Taking either party's submission would result in a "manifestly inadequate" sentence, Justice Hoong said while delivering his judgment in the High Court.
LONG TRACK RECORD
A court veteran, Justice Hoong was first called to the bar in 1983 after graduating from the National University of Singapore with a Bachelor of Laws the year before.
He joined private practice for a while before entering the Singapore government's legal service in 1984.
He held various judicial appointments in the Supreme and then-Subordinate Courts before being posted in 1997 to the Singapore Land Registry, a department of the Ministry of Law. He was then seconded to the Singapore Land Authority four years later.
In April 2015, Justice Hoong was appointed Registrar of the Supreme Court.
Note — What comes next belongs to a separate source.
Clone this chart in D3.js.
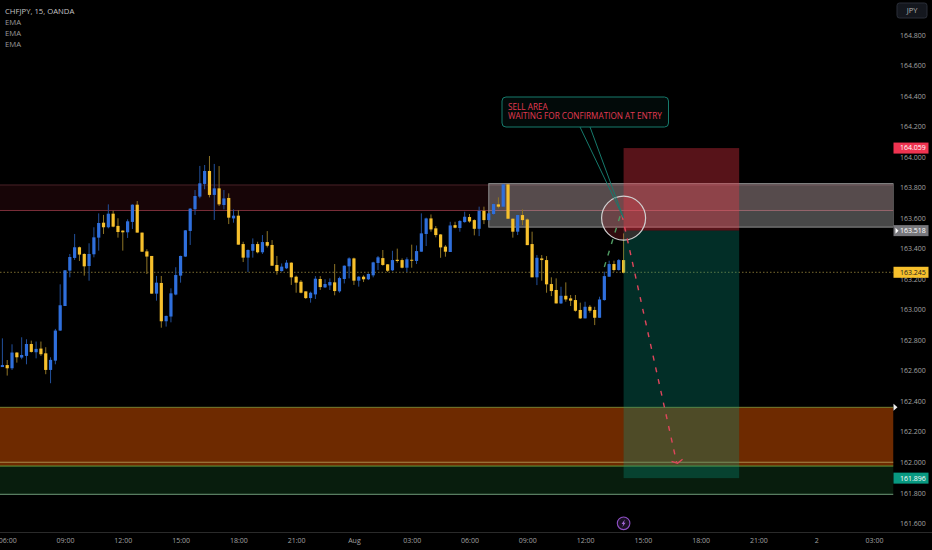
<!DOCTYPE html>
<html>
<head>
<meta charset="utf-8">
<script src="https://cdn.jsdelivr.net/npm/d3@7"></script>
<style>
    html, body { margin: 0; padding: 0; background: #000; }
    svg { display: block; }
    text { font-family: "Open Sans", sans-serif; }
</style>
</head>
<body>
<svg width="932" height="550"></svg>
<script>
let opens = [162.624,162.637,162.616,162.719,162.686,162.697,162.775,162.721,162.745,162.714,162.605,162.666,162.863,163.024,163.256,163.339,163.409,163.365,163.286,163.363,163.472,163.570,163.540,163.629,163.549,163.518,163.507,163.575,163.688,163.505,163.382,163.352,163.105,163.175,162.924,162.955,163.099,163.223,163.348,163.516,163.658,163.741,163.824,163.909,163.752,163.795,163.686,163.732,163.598,163.616,163.430,163.341,163.386,163.430,163.376,163.443,163.424,163.293,163.253,163.271,163.308,163.216,163.183,163.120,163.076,163.100,163.201,163.146,163.159,163.179,163.120,163.201,163.284,163.336,163.190,163.216,163.199,163.225,163.306,163.338,163.297,163.258,163.327,163.325,163.275,163.327,163.319,163.380,163.496,163.598,163.533,163.493,163.413,163.378,163.554,163.535,163.574,163.607,163.587,163.530,163.648,163.587,163.627,163.690,163.675,163.821,163.596,163.511,163.620,163.591,163.430,163.212,163.336,163.325,163.168,163.129,163.041,163.091,163.074,163.063,162.998,162.943,163.019,162.998,162.947,163.063,163.216,163.299,163.260,163.325];
let highs = [162.812,162.670,162.773,162.721,162.819,162.806,162.797,162.791,162.791,162.754,162.688,162.874,163.166,163.260,163.365,163.496,163.413,163.369,163.435,163.540,163.631,163.621,163.690,163.649,163.599,163.520,163.592,163.690,163.712,163.505,163.396,163.352,163.221,163.221,162.961,163.140,163.278,163.354,163.522,163.666,163.784,163.942,163.948,164.007,163.955,163.941,163.784,163.762,163.657,163.653,163.445,163.395,163.467,163.445,163.489,163.515,163.456,163.352,163.303,163.325,163.310,163.223,163.194,163.120,163.118,163.220,163.220,163.199,163.205,163.299,163.216,163.290,163.343,163.341,163.220,163.225,163.238,163.314,163.352,163.391,163.299,163.386,163.400,163.336,163.343,163.426,163.421,163.631,163.603,163.624,163.548,163.495,163.423,163.576,163.576,163.587,163.642,163.627,163.592,163.675,163.675,163.635,163.696,163.736,163.823,163.823,163.598,163.622,163.657,163.598,163.511,163.358,163.358,163.351,163.212,163.205,163.150,163.179,163.096,163.096,163.046,163.052,163.030,163.019,163.085,163.249,163.321,163.321,163.332,163.500];
let lows = [162.624,162.568,162.605,162.653,162.675,162.642,162.719,162.681,162.697,162.577,162.518,162.642,162.861,163.024,163.212,163.326,163.319,163.223,163.190,163.343,163.387,163.496,163.533,163.540,163.472,163.387,163.470,163.529,163.505,163.378,163.234,163.105,163.059,162.882,162.889,162.917,163.094,163.177,163.345,163.424,163.621,163.730,163.789,163.736,163.588,163.679,163.657,163.561,163.570,163.426,163.312,163.247,163.341,163.369,163.365,163.408,163.288,163.229,163.249,163.266,163.162,163.111,163.107,163.070,163.046,163.070,163.129,163.142,163.129,163.094,163.111,163.172,163.205,163.162,163.151,163.181,163.194,163.212,163.260,163.288,163.247,163.253,163.308,163.271,163.247,163.275,163.299,163.380,163.417,163.511,163.474,163.340,163.347,163.378,163.533,163.511,163.570,163.570,163.487,163.482,163.561,163.583,163.620,163.664,163.670,163.596,163.472,163.489,163.554,163.423,163.212,163.161,163.190,163.111,163.089,163.041,163.037,163.052,163.024,162.987,162.939,162.943,162.980,162.899,162.947,163.059,163.216,163.249,163.255,163.238];
let closes = [162.637,162.616,162.719,162.688,162.703,162.775,162.723,162.743,162.708,162.605,162.671,162.863,163.029,163.258,163.345,163.409,163.361,163.284,163.365,163.474,163.568,163.540,163.629,163.544,163.509,163.507,163.579,163.688,163.505,163.380,163.348,163.105,163.177,162.924,162.959,163.107,163.227,163.352,163.520,163.662,163.745,163.828,163.909,163.752,163.795,163.690,163.729,163.603,163.616,163.426,163.341,163.391,163.430,163.376,163.443,163.419,163.288,163.253,163.282,163.308,163.212,163.177,163.111,163.076,163.111,163.203,163.148,163.168,163.181,163.122,163.207,163.288,163.336,163.190,163.216,163.199,163.234,163.310,163.343,163.293,163.255,163.325,163.319,163.275,163.330,163.321,163.384,163.500,163.598,163.526,163.489,163.408,163.380,163.552,163.537,163.581,163.609,163.578,163.530,163.648,163.587,163.631,163.692,163.675,163.821,163.596,163.511,163.620,163.587,163.423,163.212,163.340,163.325,163.166,163.122,163.041,163.091,163.067,163.059,162.993,162.943,163.019,162.993,162.947,163.067,163.220,163.299,163.260,163.325,163.242];

let priceTicks = [161.6,161.8,162.0,162.2,162.4,162.6,162.8,163.0,163.2,163.4,163.6,163.8,164.0,164.2,164.4,164.6,164.8];
let legendLines = ["CHFJPY, 15, OANDA", "EMA", "EMA", "EMA"];
let calloutLines = ["SELL AREA", "WAITING FOR CONFIRMATION AT ENTRY"];

let lastPrice = 163.245;
let stopPrice = 164.059;
let entryPrice = 163.518;
let targetPrice = 161.896;
let pinkZone = [163.817, 163.650];
let greyZone = [163.826, 163.541];
let orangeZone = [162.360, 161.975];
let greenZone = [162.000, 161.790];

let firstBar = new Date(2024, 6, 31, 5, 45);
let greyStart = new Date(2024, 7, 1, 7, 0);
let positionStart = new Date(2024, 7, 1, 14, 0);
let positionEnd = new Date(2024, 7, 1, 20, 0);
let iconTime = new Date(2024, 7, 1, 14, 0);

// arrow path drawn on the chart: up to the zone, then down to the target
let upMove = [[new Date(2024, 7, 1, 13, 0), 163.28], [new Date(2024, 7, 1, 13, 50), 163.62]];
let downMove = [[new Date(2024, 7, 1, 13, 55), 163.62], [new Date(2024, 7, 1, 16, 45), 162.0]];

let svg = d3.select("svg"),
    width = +svg.attr("width"),
    height = +svg.attr("height");

let plotRight = 893.5, plotBottom = 532.5;

let x = d3.scaleTime()
    .domain([new Date(2024, 6, 31, 9), new Date(2024, 7, 2, 3)])
    .range([65, 874]);
let y = d3.scaleLinear()
    .domain([161.6, 164.8])
    .range([523.3, 35]);

let bars = opens.map((o, i) => ({
    time: d3.timeMinute.offset(firstBar, i * 15),
    open: o, high: highs[i], low: lows[i], close: closes[i]
}));

svg.append("defs").append("clipPath").attr("id", "plot")
    .append("rect").attr("width", plotRight).attr("height", plotBottom);

let g = svg.append("g").attr("clip-path", "url(#plot)");

function band(prices, fill, x0, x1) {
    return g.append("rect")
        .attr("x", x0).attr("width", x1 - x0)
        .attr("y", y(prices[0])).attr("height", y(prices[1]) - y(prices[0]))
        .attr("fill", fill);
}

function hline(price, color, x0, x1) {
    return g.append("line")
        .attr("x1", x0).attr("x2", x1)
        .attr("y1", y(price)).attr("y2", y(price))
        .attr("stroke", color);
}

// zones behind the candles
band(greenZone, "rgba(20,70,30,0.42)", 0, plotRight);
band(orangeZone, "#6e2a00", 0, plotRight);
band(pinkZone, "rgba(130,25,40,0.18)", 0, plotRight);
hline(pinkZone[0], "#4a2228", 0, plotRight);
hline(pinkZone[1], "#7c2f3a", 0, plotRight);
hline(orangeZone[0], "#77802f", 0, plotRight);
hline(orangeZone[1], "#5d9a3c", 0, plotRight);
hline(greenZone[0], "#a88a4a", 0, plotRight);
hline(greenZone[1], "#6f9a78", 0, plotRight);

hline(lastPrice, "#7a6c30", 0, plotRight).attr("stroke-dasharray", "1.5,2");

band(greyZone, "rgba(200,200,200,0.36)", x(greyStart), plotRight)
    .attr("stroke", "#8c8c8c").attr("stroke-width", 1);

// candles
let candle = g.selectAll(".candle")
    .data(bars)
    .enter().append("g")
    .attr("class", "candle");

candle.append("line")
    .attr("x1", d => x(d.time)).attr("x2", d => x(d.time))
    .attr("y1", d => y(d.high)).attr("y2", d => y(d.low))
    .attr("stroke", d => d.close >= d.open ? "#22509c" : "#8f7526")
    .attr("stroke-width", 1);

candle.append("rect")
    .attr("x", d => x(d.time) - 1.6)
    .attr("width", 3.2)
    .attr("y", d => y(Math.max(d.open, d.close)))
    .attr("height", d => Math.max(1, Math.abs(y(d.open) - y(d.close))))
    .attr("fill", d => d.close >= d.open ? "#2f6fdc" : "#f7c02c");

// long/short position over the candles
g.append("rect")
    .attr("x", x(positionStart)).attr("width", x(positionEnd) - x(positionStart))
    .attr("y", y(stopPrice)).attr("height", y(entryPrice) - y(stopPrice))
    .attr("fill", "rgba(242,54,69,0.36)");
g.append("rect")
    .attr("x", x(positionStart)).attr("width", x(positionEnd) - x(positionStart))
    .attr("y", y(entryPrice)).attr("height", y(targetPrice) - y(entryPrice))
    .attr("fill", "rgba(8,153,129,0.3)");

// circle round the entry
g.append("circle")
    .attr("cx", x(positionStart)).attr("cy", y(163.6))
    .attr("r", 22)
    .attr("fill", "rgba(242,54,69,0.2)")
    .attr("stroke", "#cfcfcf").attr("stroke-width", 1.2);

// dashed arrows
let arrowLine = d3.line()
    .x(d => x(d[0]))
    .y(d => y(d[1]));

g.append("path")
    .attr("d", arrowLine(upMove))
    .attr("fill", "none").attr("stroke", "#4f9a62").attr("stroke-width", 1.4)
    .attr("stroke-dasharray", "5,7");
g.append("path")
    .attr("d", arrowLine(downMove))
    .attr("fill", "none").attr("stroke", "#e0465c").attr("stroke-width", 1.4)
    .attr("stroke-dasharray", "5,7");

let tipX = x(downMove[1][0]), tipY = y(downMove[1][1]);
g.append("path")
    .attr("d", `M${tipX - 5},${tipY - 1}L${tipX + 1},${tipY + 1}L${tipX + 6},${tipY - 3}`)
    .attr("fill", "none").attr("stroke", "#e0465c").attr("stroke-width", 1.3);

// callout
g.append("path")
    .attr("d", `M580,127L${x(positionStart)},${y(163.6)}L590,127`)
    .attr("fill", "none").attr("stroke", "#167a6c").attr("stroke-width", 1);

g.append("rect")
    .attr("x", 502).attr("y", 97).attr("width", 166.5).attr("height", 30).attr("rx", 4)
    .attr("fill", "#020a09").attr("stroke", "#167a6c");

g.append("text")
    .attr("y", 110)
    .attr("font-size", 8.2)
    .attr("fill", "#e23a52")
    .selectAll("tspan")
    .data(calloutLines)
    .enter().append("tspan")
    .attr("x", 508)
    .attr("dy", (d, i) => i === 0 ? 0 : 8.8)
    .text(d => d);

// axes
let yAxis = d3.axisRight(y)
    .tickValues(priceTicks)
    .tickSize(0)
    .tickPadding(6.5)
    .tickFormat(d3.format(".3f"));
let yG = svg.append("g").attr("transform", `translate(${plotRight},0)`).call(yAxis);

let hour = d3.timeFormat("%H:%M");
let timeTicks = d3.timeHour.every(3).range(new Date(2024, 6, 31, 6), new Date(2024, 7, 2, 4));
let xAxis = d3.axisBottom(x)
    .tickValues(timeTicks)
    .tickSize(0)
    .tickPadding(5.5)
    .tickFormat(d => {
        if (d.getHours() !== 0) return hour(d);
        return d.getDate() === 1 ? "Aug" : "2";
    });
let xG = svg.append("g").attr("transform", `translate(0,${plotBottom})`).call(xAxis);

[yG, xG].forEach(a => {
    a.select(".domain").remove();
    a.selectAll("text")
        .attr("fill", "#a3a3a3")
        .attr("font-size", 7)
        .style("font-family", "\"Open Sans\", sans-serif");
});

svg.append("line")
    .attr("x1", 0).attr("x2", width)
    .attr("y1", plotBottom).attr("y2", plotBottom)
    .attr("stroke", "#2a2a2a");

// price tags on the scale
function priceTag(price, fill, textColor) {
    let tag = svg.append("g").attr("transform", `translate(${plotRight},${y(price)})`);
    tag.append("rect")
        .attr("x", 0).attr("y", -5.5).attr("width", 35).attr("height", 11)
        .attr("fill", fill);
    tag.append("text")
        .attr("x", 6.5).attr("dy", "0.34em")
        .attr("font-size", 7)
        .attr("fill", textColor)
        .text(d3.format(".3f")(price));
    return tag;
}

priceTag(stopPrice, "#ef3350", "#fff");
priceTag(entryPrice, "#77777c", "#fff")
    .append("path").attr("d", "M2,-3L5,0L2,3Z").attr("fill", "#fff");
priceTag(lastPrice, "#f7c02c", "#222");
priceTag(targetPrice, "#089981", "#fff");

svg.append("path")
    .attr("transform", `translate(${plotRight},${y(orangeZone[0])})`)
    .attr("d", "M0,-3.5L4,0L0,3.5Z")
    .attr("fill", "#eee");

// JPY button
svg.append("rect")
    .attr("x", 897).attr("y", 3).attr("width", 30).attr("height", 15).attr("rx", 2.5)
    .attr("fill", "#14171e").attr("stroke", "#2b2f38");
svg.append("text")
    .attr("x", 912).attr("y", 13.3)
    .attr("text-anchor", "middle")
    .attr("font-size", 7.5)
    .attr("fill", "#b4b4b4")
    .text("JPY");

// legend
svg.selectAll(".legend")
    .data(legendLines)
    .enter().append("text")
    .attr("class", "legend")
    .attr("x", 5)
    .attr("y", (d, i) => 13.8 + i * 11)
    .attr("font-size", 7.7)
    .attr("fill", (d, i) => i === 0 ? "#c4c4c4" : "#9a9a9a")
    .text(d => d);

// lightning marker
let icon = svg.append("g").attr("transform", `translate(${x(iconTime)},${y(161.6)})`);
icon.append("circle")
    .attr("r", 6.3)
    .attr("fill", "#1a1024")
    .attr("stroke", "#8e4fc4").attr("stroke-width", 1.1);
icon.append("path")
    .attr("d", "M1.2,-3.8L-2,0.6L-0.3,0.6L-1.2,3.8L2,-0.6L0.3,-0.6Z")
    .attr("fill", "#a56ad8");
</script>
</body>
</html>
He was awarded the Public Administration Medal (Gold) in the same year.
Justice Hoong was appointed Judicial Commissioner of the Supreme Court in April 2019 and became a High Court Judge on Jan 3, 2020.
Justice Hoong is concurrently the Presiding Judge of the State Courts and Deputy President of the Industrial Arbitration Court, with a focus on building and construction and criminal cases, among others.
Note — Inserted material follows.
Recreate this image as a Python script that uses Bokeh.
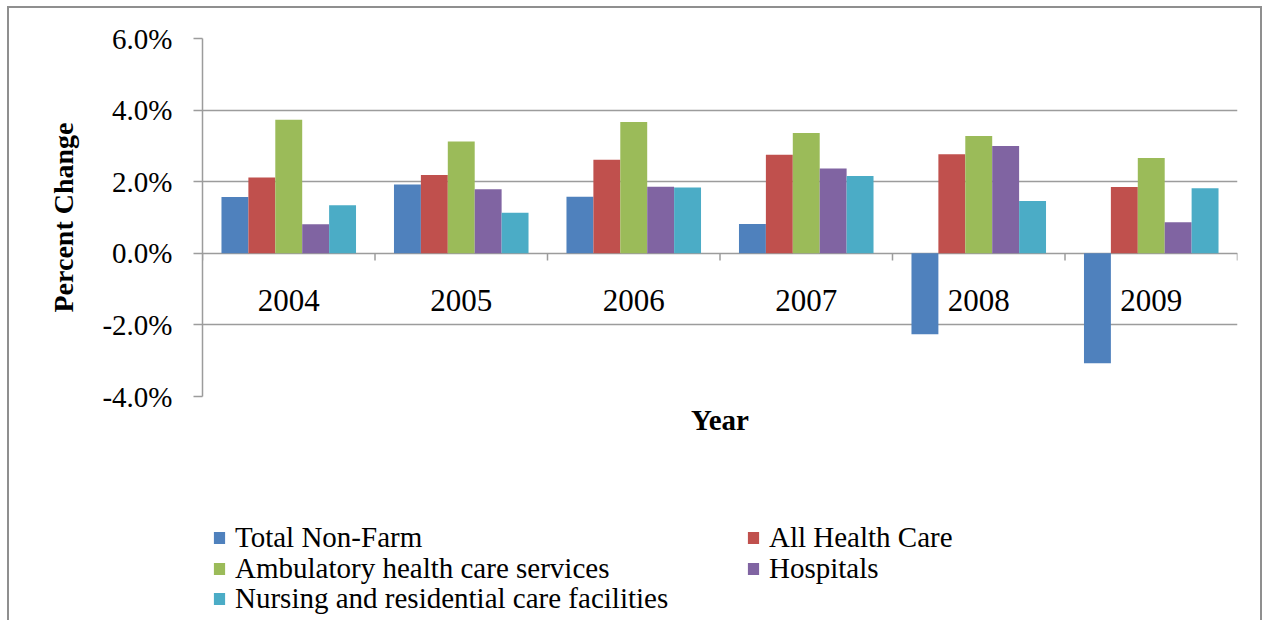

HIGH PROFILE CASES HE HAS HANDLED
The judge is no stranger to cases that have garnered national attention, and has increased sentences of offenders upon appeal.
In 2023, he raised the five-month jail term of a company director who molested a subordinate to a year. He reversed the District Judge's decision to acquit the accused on three charges, after the prosecution had appealed against the acquittals.
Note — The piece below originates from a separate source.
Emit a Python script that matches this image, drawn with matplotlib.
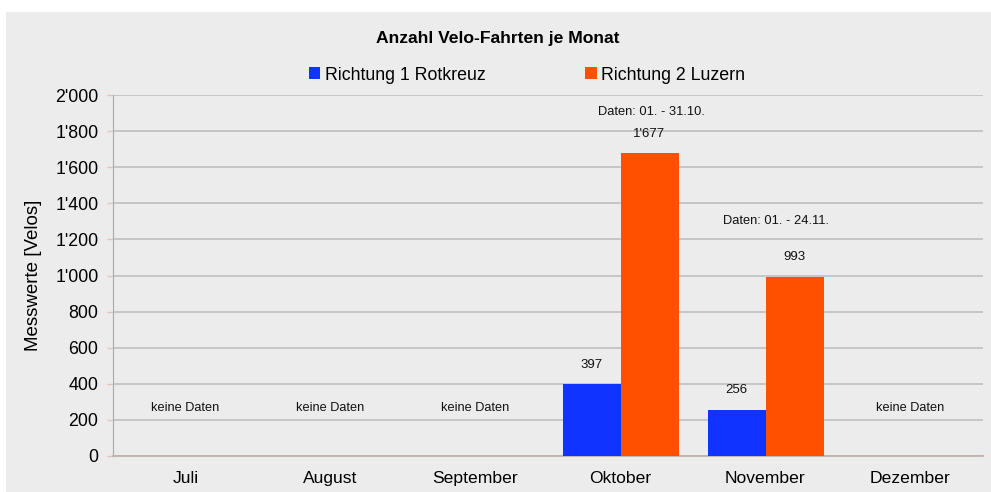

One of the most recent high-profile cases he was involved in include that of Vang Shuiming, one of the offenders in the massive billion-dollar money laundering case that concluded earlier this year.
Justice Hoong rejected Vang's application to the High Court to revoke a lower court's decision in denying him bail, noting among other factors that Vang was a flight risk.
Justice Hoong was also the sentencing judge in the case of Xavier Yap, who killed his autistic twin sons in 2022.
He said then that violence inflicted by parents on their children would be met with the full force of the law, rejecting the defence’s call for concurrent jail terms as it would be “morally unjust”.
In the case of a man who fractured the skulls of his baby daughter and toddler son, Justice Hoong was part of a three-judge court that dismissed an appeal for a shorter jail term, saying the sentence was "lenient". The judges said that the accused should have received about five years more jail instead.
After reviewing this case, Justice Hoong, along with the two other judges, developed a new sentencing framework for the offence of voluntarily causing grievous hurt against a person aged below 14.
Justice Hoong has laid out other guidelines for lawyers in his judgments.
In December 2022, he was part of a three-judge panel that increased the jail terms of two men who leaked intimate shots of other people. The panel also laid down a sentencing framework for the offence of distributing an intimate image or recording.
In a judgment released on Aug 29, Justice Hoong spelt out the appropriate conduct of lawyers cross-examining victims of sexual offences.
The case had involved a tutor who had molested a 10-year-old student, and the victim had been questioned about her attire during the offence.
While such a line of questioning is acceptable if it sheds light on how the offence was committed, Justice Hoong said that any questioning which implied that the victim had encouraged unwanted attention due to the way she was dressed must be rejected.